1. EFFICIENCY This is a measure of AC-to-DC conversion efficiency. The ATX12V Power Supply Design Guide recommends 80% efficiency or better at all output power loads. 80% efficiency means that to deliver 80W DC output, a PSU draws 100W AC input, and 20W is lost as heat within the PSU. Higher efficiency is preferred for reduced energy consumption and cooler operation. It allows reduced cooling airflow, which translates to lower noise. The 80 Plus Gold standard requires 87% efficiency at 20% load, 90% efficiency at 50% of rated load, and 87% at full rated load.

At the super low 20W load, efficiency was pretty good at just under 70%. Efficiency rose quickly as the load was increased. 90% efficiency was reached around the 100W mark, broke 91% by 150W, reached a peak of 92.2% at 200W, then slid a bit to 89.4% at full power. These exceed 80 Plus Gold requirements, especially at the higher loads.

Note that in the crossload test, the loading exceeded the rated power by 12W. No signs of stress or strain were noticed in voltage regulation or ripple & noise. However, adding even a half amp more to the 12VDC line triggered the overload protection, which promptly shut the PSU down. After reducing the load, the PSU restarted without any issues. This suggests a cautious approach to ensuring that the PSU is not subject to overload.

2. VOLTAGE REGULATION refers to how stable the output voltages are under various load conditions. The ATX12V Power Supply Design Guide calls for the +12, +5V and +3.3V lines to be maintained within ±5%.

At all load levels, the critical 12V line was 12.22V, within +0.22V (1.9%) of 12V. It hardly changed at all throughout the load testing, ending at 12.18V at full load. The 5V line started a touch high at 5.07V (+1.4%) and went down to 5.03V at full load. 3.3V ranged from 3.38V to 3.32V (+2.4% to +0.6%). These are superb results, better than voltage regulation needs to be for any PC.
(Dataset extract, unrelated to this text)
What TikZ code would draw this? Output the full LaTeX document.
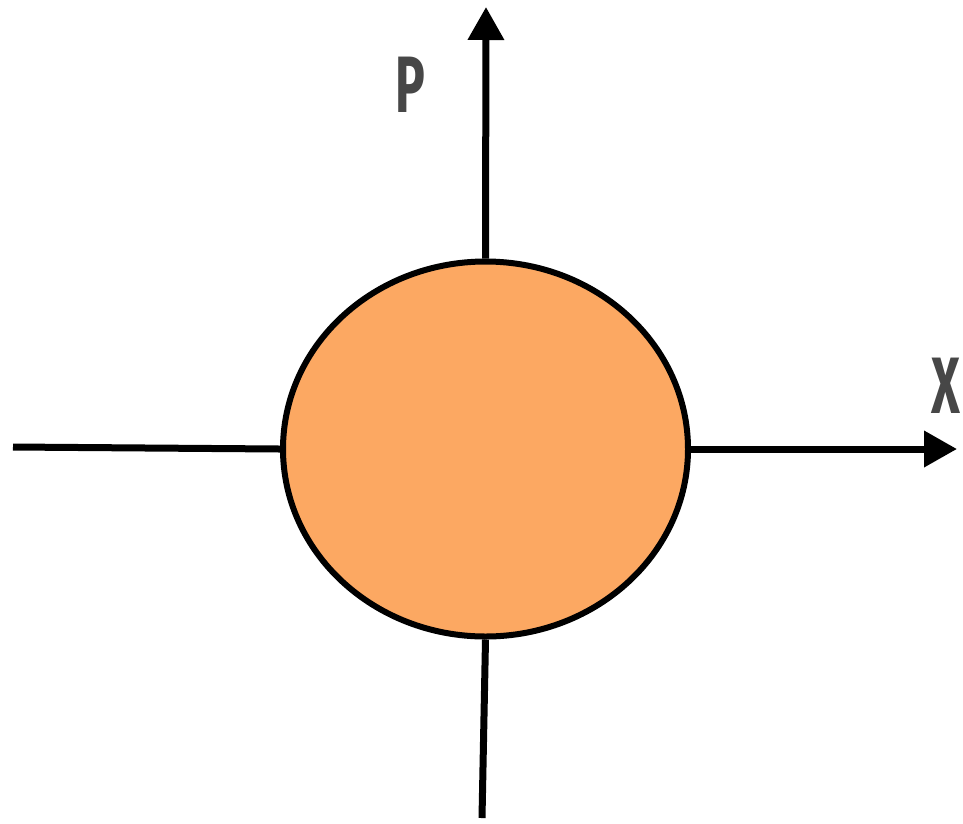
\documentclass[tikz,border=0pt]{standalone}
\usepackage{fontspec}
\setmainfont{Fira Sans}
\usetikzlibrary{shapes.geometric,arrows.meta}
\definecolor{blob}{HTML}{FCA862}
\definecolor{lbl}{HTML}{474747}
\begin{document}
\begin{tikzpicture}[x=1pt,y=-1pt,
  axis/.style={line width=7pt},
  axisarrow/.style={axis,-{Triangle[length=33pt,width=35pt]}},
  lab/.style={text=lbl,font=\fontsize{80}{80}\selectfont\bfseries,xscale=0.62,inner sep=0pt,anchor=base}]
\useasboundingbox (0,0) rectangle (963,823);
\node[ellipse,draw,line width=6pt,fill=blob,minimum width=405pt,minimum height=375pt,inner sep=0pt] (c) at (485.5,449) {};
\coordinate (ptop) at (486,7);
\coordinate (pbot) at (482,818);
\coordinate (xleft) at (13,447);
\coordinate (xright) at (957,449);
\draw[axisarrow] (c.north) -- (ptop);
\draw[axis] (c.south) -- (pbot);
\draw[axis] (xleft) -- (c.west);
\draw[axisarrow] (c.east) -- (xright);
\node[lab] (P) at (410,112) {P};
\node[lab] (X) at (946,413) {X};
\end{tikzpicture}
\end{document}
3. AC RIPPLE refers to unwanted "noise" artifacts in the DC output of a switching power supply. It's usually very high in frequency (in the order of 100s of kHz). The peak-to-peak value is measured. The ATX12V Guide allows up to 120mV (peak-to-peak) of AC ripple on the +12V line and 50mV on the +5V and +3.3V lines. Ripple on all the lines was excellent at all power levels, generally staying under 13mV through the lower half of the power range. Even at maximum power, the 12V ripple stayed at just 25mV. It's about best we have measured... but remember that many other tested PSUs were loaded to double and triple the maximum load of the G360.

4. POWER FACTOR is ideal when it measures 1.0. In the most practical sense, PF is a measure of how "difficult" it is for the electric utility to deliver the AC power into your power supply. High PF reduces the AC current draw, which reduces stress on the electric wiring in your home (and elsewhere up the line). It also means you can do with a smaller, cheaper UPS backup; they are priced according to their VA (volt-ampere) rating. Power factor was excellent for this model, as it usually is for Seasonics, running at or close to 1.0 through most of the loads.

5. LOW LOAD TESTING revealed no problems starting at very low loads. Our sample had no issue starting up with no load, either, and the power draw was low. The 0.4W power draw in standby (power switch on but computer off) is excellent.

6. LOW & 240 VAC PERFORMANCE

The power supply was set to 200W load at various AC input voltages. Most full-range input power supplies achieve higher efficiency with higher AC input voltage. SPCR's lab is equipped with a 240VAC line, which was used to check power supply efficiency for the benefit of those who live in higher mains voltage regions. We also used a hefty variac to check the stability of the PSU under brownout conditions where the AC line voltage drops from the 120V norm.

Various VAC Inputs: Seasonic G360
VAC
AC Power
DC Output
Efficiency
240V
213W
200W
93.9%
120V
217W
200W
92.2%
100V
219W
200W
91.3%

Efficiency improved to nearly 94% at 240VAC. The sample passed the 100VAC minimum input at 200W load without any issues, with a 1% drop in efficiency. Neither voltage regulation nor ripple changed appreciably during these tests.